- **Written problem**
Below is a listing to transcribe in full and exactly; keep the pictures out.

- **Information supplied**
################

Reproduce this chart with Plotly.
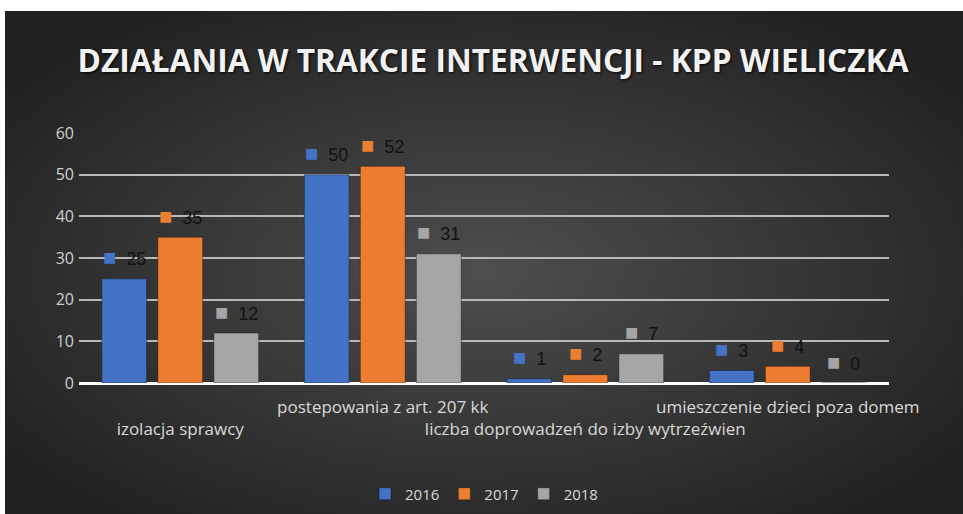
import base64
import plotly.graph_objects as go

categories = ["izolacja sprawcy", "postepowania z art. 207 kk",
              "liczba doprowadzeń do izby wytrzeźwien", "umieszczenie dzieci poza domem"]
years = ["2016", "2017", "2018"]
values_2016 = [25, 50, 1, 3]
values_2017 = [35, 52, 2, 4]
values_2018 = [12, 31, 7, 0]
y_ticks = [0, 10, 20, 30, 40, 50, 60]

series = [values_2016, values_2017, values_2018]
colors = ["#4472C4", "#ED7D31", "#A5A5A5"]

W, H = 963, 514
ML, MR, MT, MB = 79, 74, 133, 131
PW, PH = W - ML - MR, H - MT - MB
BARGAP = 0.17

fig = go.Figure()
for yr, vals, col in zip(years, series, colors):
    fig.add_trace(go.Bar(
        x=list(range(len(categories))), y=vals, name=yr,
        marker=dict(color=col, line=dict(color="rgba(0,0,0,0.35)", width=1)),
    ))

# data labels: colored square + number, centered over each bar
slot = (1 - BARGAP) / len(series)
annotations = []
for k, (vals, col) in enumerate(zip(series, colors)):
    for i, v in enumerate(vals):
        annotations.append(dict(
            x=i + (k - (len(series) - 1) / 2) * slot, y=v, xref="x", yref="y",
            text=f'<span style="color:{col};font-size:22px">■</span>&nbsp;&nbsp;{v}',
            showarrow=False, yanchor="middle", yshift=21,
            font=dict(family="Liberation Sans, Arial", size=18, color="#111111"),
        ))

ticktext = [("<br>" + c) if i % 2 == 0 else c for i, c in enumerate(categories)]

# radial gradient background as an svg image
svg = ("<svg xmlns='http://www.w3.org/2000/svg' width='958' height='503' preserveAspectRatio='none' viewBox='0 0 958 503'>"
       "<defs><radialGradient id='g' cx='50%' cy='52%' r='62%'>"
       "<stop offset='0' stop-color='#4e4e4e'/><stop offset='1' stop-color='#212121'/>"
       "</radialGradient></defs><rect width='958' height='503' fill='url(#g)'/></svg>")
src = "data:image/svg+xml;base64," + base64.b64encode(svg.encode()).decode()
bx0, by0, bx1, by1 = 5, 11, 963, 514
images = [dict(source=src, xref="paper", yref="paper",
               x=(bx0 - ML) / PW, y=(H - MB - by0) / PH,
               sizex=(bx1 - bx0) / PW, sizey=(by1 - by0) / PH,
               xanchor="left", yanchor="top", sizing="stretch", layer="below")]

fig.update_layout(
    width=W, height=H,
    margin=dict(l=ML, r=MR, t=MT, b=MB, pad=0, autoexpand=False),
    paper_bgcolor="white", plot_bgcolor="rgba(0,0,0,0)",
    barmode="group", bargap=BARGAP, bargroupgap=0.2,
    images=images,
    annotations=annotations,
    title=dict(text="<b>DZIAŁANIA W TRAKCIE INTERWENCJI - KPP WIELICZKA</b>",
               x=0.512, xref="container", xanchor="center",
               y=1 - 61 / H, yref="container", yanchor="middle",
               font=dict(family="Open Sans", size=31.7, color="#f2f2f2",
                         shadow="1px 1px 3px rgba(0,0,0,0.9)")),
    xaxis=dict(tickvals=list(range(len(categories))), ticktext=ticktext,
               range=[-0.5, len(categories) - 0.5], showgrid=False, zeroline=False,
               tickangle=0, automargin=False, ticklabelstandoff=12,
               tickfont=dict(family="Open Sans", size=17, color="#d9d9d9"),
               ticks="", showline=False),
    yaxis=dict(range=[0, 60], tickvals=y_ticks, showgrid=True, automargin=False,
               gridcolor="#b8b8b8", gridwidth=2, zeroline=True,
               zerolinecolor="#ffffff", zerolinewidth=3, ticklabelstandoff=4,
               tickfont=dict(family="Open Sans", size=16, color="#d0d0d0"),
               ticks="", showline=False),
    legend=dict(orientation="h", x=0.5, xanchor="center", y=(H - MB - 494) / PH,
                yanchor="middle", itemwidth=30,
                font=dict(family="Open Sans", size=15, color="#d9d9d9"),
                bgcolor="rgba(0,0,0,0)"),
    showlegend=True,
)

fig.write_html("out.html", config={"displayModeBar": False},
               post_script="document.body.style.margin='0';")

################

- **Response below**
Reproduce this chart with Plotly.
import base64
import plotly.graph_objects as go

categories = ["izolacja sprawcy", "postepowania z art. 207 kk",
              "liczba doprowadzeń do izby wytrzeźwien", "umieszczenie dzieci poza domem"]
years = ["2016", "2017", "2018"]
values_2016 = [25, 50, 1, 3]
values_2017 = [35, 52, 2, 4]
values_2018 = [12, 31, 7, 0]
y_ticks = [0, 10, 20, 30, 40, 50, 60]

series = [values_2016, values_2017, values_2018]
colors = ["#4472C4", "#ED7D31", "#A5A5A5"]

W, H = 963, 514
ML, MR, MT, MB = 79, 74, 133, 131
PW, PH = W - ML - MR, H - MT - MB
BARGAP = 0.17

fig = go.Figure()
for yr, vals, col in zip(years, series, colors):
    fig.add_trace(go.Bar(
        x=list(range(len(categories))), y=vals, name=yr,
        marker=dict(color=col, line=dict(color="rgba(0,0,0,0.35)", width=1)),
    ))

# data labels: colored square + number, centered over each bar
slot = (1 - BARGAP) / len(series)
annotations = []
for k, (vals, col) in enumerate(zip(series, colors)):
    for i, v in enumerate(vals):
        annotations.append(dict(
            x=i + (k - (len(series) - 1) / 2) * slot, y=v, xref="x", yref="y",
            text=f'<span style="color:{col};font-size:22px">■</span>&nbsp;&nbsp;{v}',
            showarrow=False, yanchor="middle", yshift=21,
            font=dict(family="Liberation Sans, Arial", size=18, color="#111111"),
        ))

ticktext = [("<br>" + c) if i % 2 == 0 else c for i, c in enumerate(categories)]

# radial gradient background as an svg image
svg = ("<svg xmlns='http://www.w3.org/2000/svg' width='958' height='503' preserveAspectRatio='none' viewBox='0 0 958 503'>"
       "<defs><radialGradient id='g' cx='50%' cy='52%' r='62%'>"
       "<stop offset='0' stop-color='#4e4e4e'/><stop offset='1' stop-color='#212121'/>"
       "</radialGradient></defs><rect width='958' height='503' fill='url(#g)'/></svg>")
src = "data:image/svg+xml;base64," + base64.b64encode(svg.encode()).decode()
bx0, by0, bx1, by1 = 5, 11, 963, 514
images = [dict(source=src, xref="paper", yref="paper",
               x=(bx0 - ML) / PW, y=(H - MB - by0) / PH,
               sizex=(bx1 - bx0) / PW, sizey=(by1 - by0) / PH,
               xanchor="left", yanchor="top", sizing="stretch", layer="below")]

fig.update_layout(
    width=W, height=H,
    margin=dict(l=ML, r=MR, t=MT, b=MB, pad=0, autoexpand=False),
    paper_bgcolor="white", plot_bgcolor="rgba(0,0,0,0)",
    barmode="group", bargap=BARGAP, bargroupgap=0.2,
    images=images,
    annotations=annotations,
    title=dict(text="<b>DZIAŁANIA W TRAKCIE INTERWENCJI - KPP WIELICZKA</b>",
               x=0.512, xref="container", xanchor="center",
               y=1 - 61 / H, yref="container", yanchor="middle",
               font=dict(family="Open Sans", size=31.7, color="#f2f2f2",
                         shadow="1px 1px 3px rgba(0,0,0,0.9)")),
    xaxis=dict(tickvals=list(range(len(categories))), ticktext=ticktext,
               range=[-0.5, len(categories) - 0.5], showgrid=False, zeroline=False,
               tickangle=0, automargin=False, ticklabelstandoff=12,
               tickfont=dict(family="Open Sans", size=17, color="#d9d9d9"),
               ticks="", showline=False),
    yaxis=dict(range=[0, 60], tickvals=y_ticks, showgrid=True, automargin=False,
               gridcolor="#b8b8b8", gridwidth=2, zeroline=True,
               zerolinecolor="#ffffff", zerolinewidth=3, ticklabelstandoff=4,
               tickfont=dict(family="Open Sans", size=16, color="#d0d0d0"),
               ticks="", showline=False),
    legend=dict(orientation="h", x=0.5, xanchor="center", y=(H - MB - 494) / PH,
                yanchor="middle", itemwidth=30,
                font=dict(family="Open Sans", size=15, color="#d9d9d9"),
                bgcolor="rgba(0,0,0,0)"),
    showlegend=True,
)

fig.write_html("out.html", config={"displayModeBar": False},
               post_script="document.body.style.margin='0';")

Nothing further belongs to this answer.